Effective way to repeat indices in batch with batch of indices lengths?

Lets say i have to tensors
x (len, batch, feature) and duration (len, batch)

And I want to convert it for example like this:

x (1, 2, 3, 4) + dur (3, 3, 2, 1) = > (1, 1, 1, 2, 2, 2, 3, 3, 4)

So repeat each element with value for second tensor times.

For now i made this code, but it is super ineffective

max_len = dur.sum(0).max()

out_tensor = torch.zeros((max_len, x.size(1), x.size(2))).cuda()
for idx in range(x.size(1)):
    text_expanded = torch.cat([text_.repeat(len_, 1)
                                for text_, len_ in zip(x[:, idx], dur[:, idx])])
    out_tensor[:len(text_expanded), idx] = text_expanded

Try this.

>>> import torch
>>> x = torch.tensor([1, 2, 3, 4])
>>> torch.repeat_interleave(x, torch.tensor([3,3,2,1]))
tensor([1, 1, 1, 2, 2, 2, 3, 3, 4])

https://pytorch.org/docs/stable/torch.html#torch.repeat_interleave

1 Like

I need repeat with batches
For example
x is input tensor and dur tensor with indices lengths from 0 to 3

import torch
x = torch.rand((50, 16, 128))
dur = (torch.rand((50, 16))*3).long()

Then torch.repeat_interleave(x, dur) will raise RuntimeError: repeats must be 0-dim or 1-dim tensor

I don’t think that can be possible for more than 0-dim or 1-dim as for 2-d case, if the dur is different for each row that will imply that each row will have different number of elements, which is not supported.

Eg.

x = [[1,2,3,4],
     [1,2,3,4]]

dur = [[1,1,1,1],
       [2,2,2,2]] # Notice different for 2nd row.

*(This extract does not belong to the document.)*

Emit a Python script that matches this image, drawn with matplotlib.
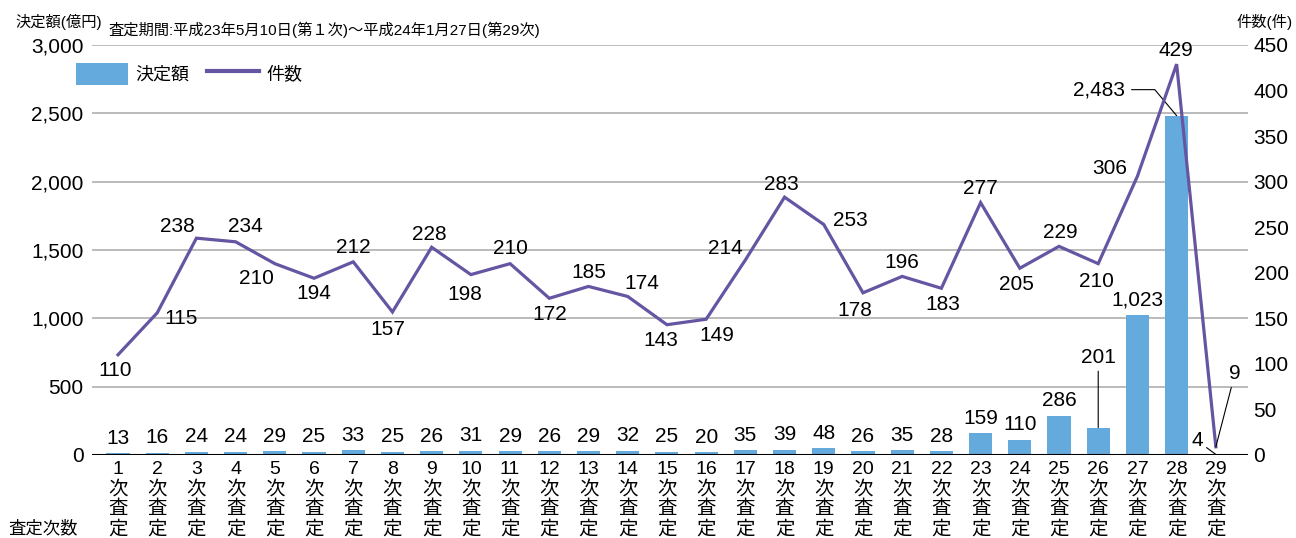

# Expected output (which is not supported)
output = [[1,2,3,4],
          [1,1, 2, 2, 3, 3, 4, 4]]

Well, zero padding would be ok.
But i didnt found way to do so in “batch” style, and iterating 2 times consume a lot of time.

Sorry but even I am not aware of a way to do it directly using the operators for more than 1-d Tensor.

Not sure if this answer is helpful or not, but do check.